In HRL 734673, Customs found that the machining operations that were performed on the articles described as the “Series 900, 1300 or 1350” are similar to those involved in Midwood, and determined that the U.S. processing constituted a substantial transformation. Thus, it was determined that the U.S. manufacturer was the ultimate purchaser of the imported castings. HRL 734673 made no decision regarding whether the processing performed to create the flanges described as the “Series 200, 400, or 420” resulted in a

substantial transformation as there was insufficient descriptive information concerning the U.S. processing.

The Customs Service has on a number of occasions expressed its views with respect to the decision in Midwood. More recently, on March 14, 2000, following notice and comment Customs stated, "It is Customs opinion that based on subsequent court decisions applying substantial transformation analysis, Midwood would be decided differently today". Accordingly, we announced that we would no longer be following the analysis in Midwood.

In view of the foregoing, we conclude that the issue of substantial transformation in this case must be decided in accordance with the facts presented applying the reasoning employed by the court in a number of decisions in this area, namely whether a change in name, character, or use has occurred. See Uniroyal, Inc. v. United States, 542 F. Supp. 1026 (CIT 1982), aff’d, 702 F.2d 1022 (Fed. Cir. 1983); National Hand Tool Corp. v.
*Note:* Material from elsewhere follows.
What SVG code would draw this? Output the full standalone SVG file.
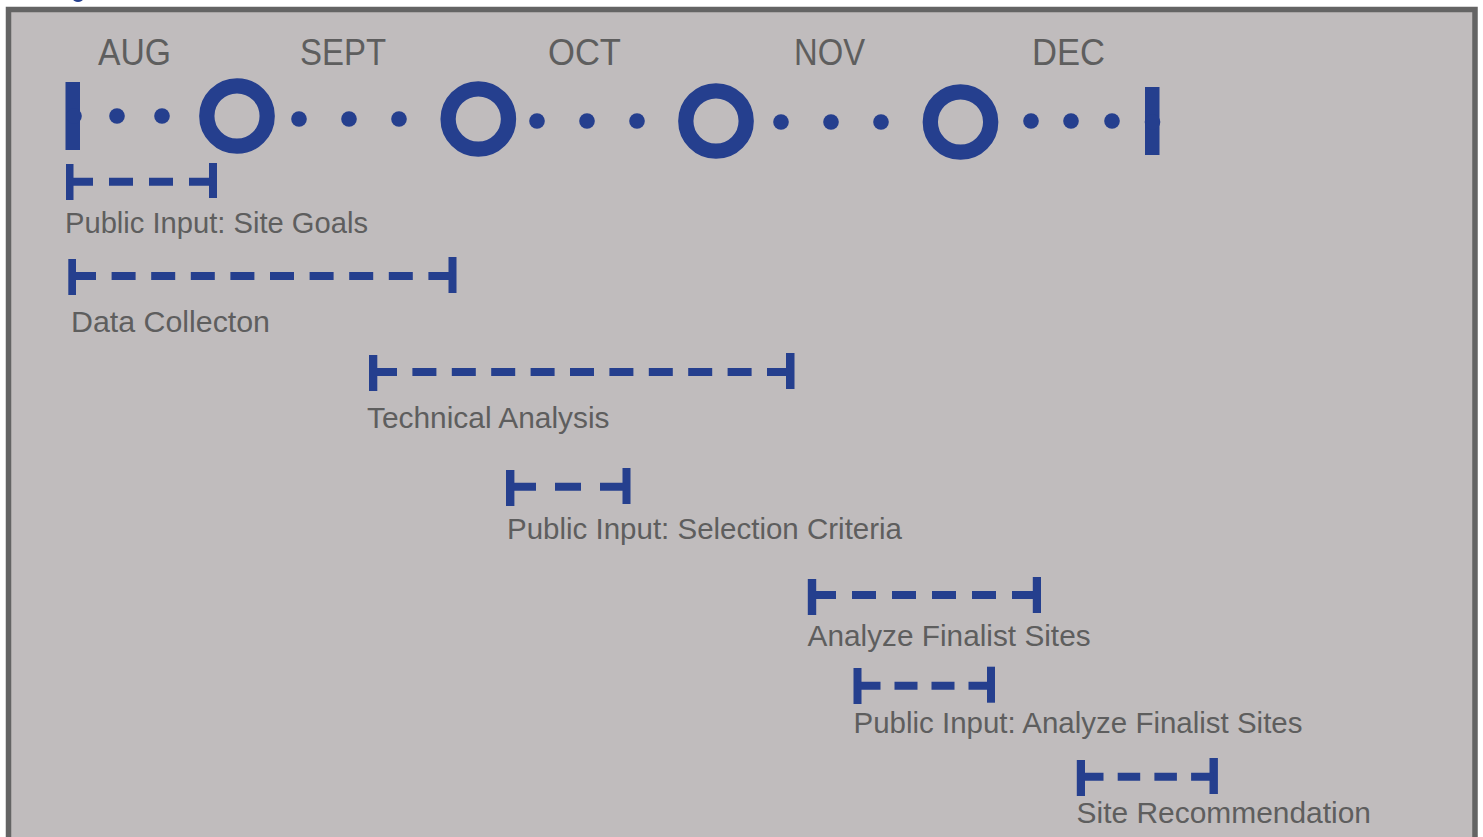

United States, 16 CIT 308, 312 (1992), aff’d, 989 F.2d 1201 (Fed. Cir. 1993); Superior Wire v. United States, 669 F. Supp. 472 (CIT), aff’d, 867 F. 2d 1409 (Fed. Cir. 1989); National Juice Products Ass’n v. United States, 628 F. Supp. 978 (CIT 1986); Ferrostaal Metals Corp. v. United States, 664 F. Supp. 535 (CIT 1987).

With respect to the change in name, we note in this case that the imported articles are referred to as “castings” while the finished articles are referred to as “flanges.” However, a change in name by itself is the least persuasive factor and is insufficient by itself to support a holding that there is a substantial transformation. See Superior Wire , 867 F.2d at, 1414.

With respect to the change in use and character, we note that the imported articles are at all times intended for use as flanges and imported in dimensions that are close to their finished form. These factual conclusions are in accord with the facts as adduced by the court in Midwood. While the unfinished flanges are machined to final dimension and subjected to a simple assembly, we do not believe that such operations amount to a change in the article’s use or character.

Since we do not find a change in character or use, it is our opinion that the importer/U.S. processor is not the ultimate purchaser. Therefore, we find that the ductile iron adapter flanges described as “Series 900, 1300 or 1350 “ processed from imported foreign castings, as described above, will be required to be marked with the country of origin of the casting.

HOLDING:

Based upon the information provided, Customs finds that no substantial transformation results from the U.S. processing of imported castings to create ductile iron adapter flange series 900, 1300, or 1340. Therefore, the ultimate purchaser is the recipient of the completed steel flanges. Accordingly, the subject flanges processed from imported foreign castings, as described above, will be required to be marked with the country of origin of the imported castings. Consistent with this ruling, HRL 734673 dated December 17, 1992, is hereby modified.

In accordance with 19 U.S.C. 1625(c), this ruling will become effective 60 days after its publication in the Customs Bulletin.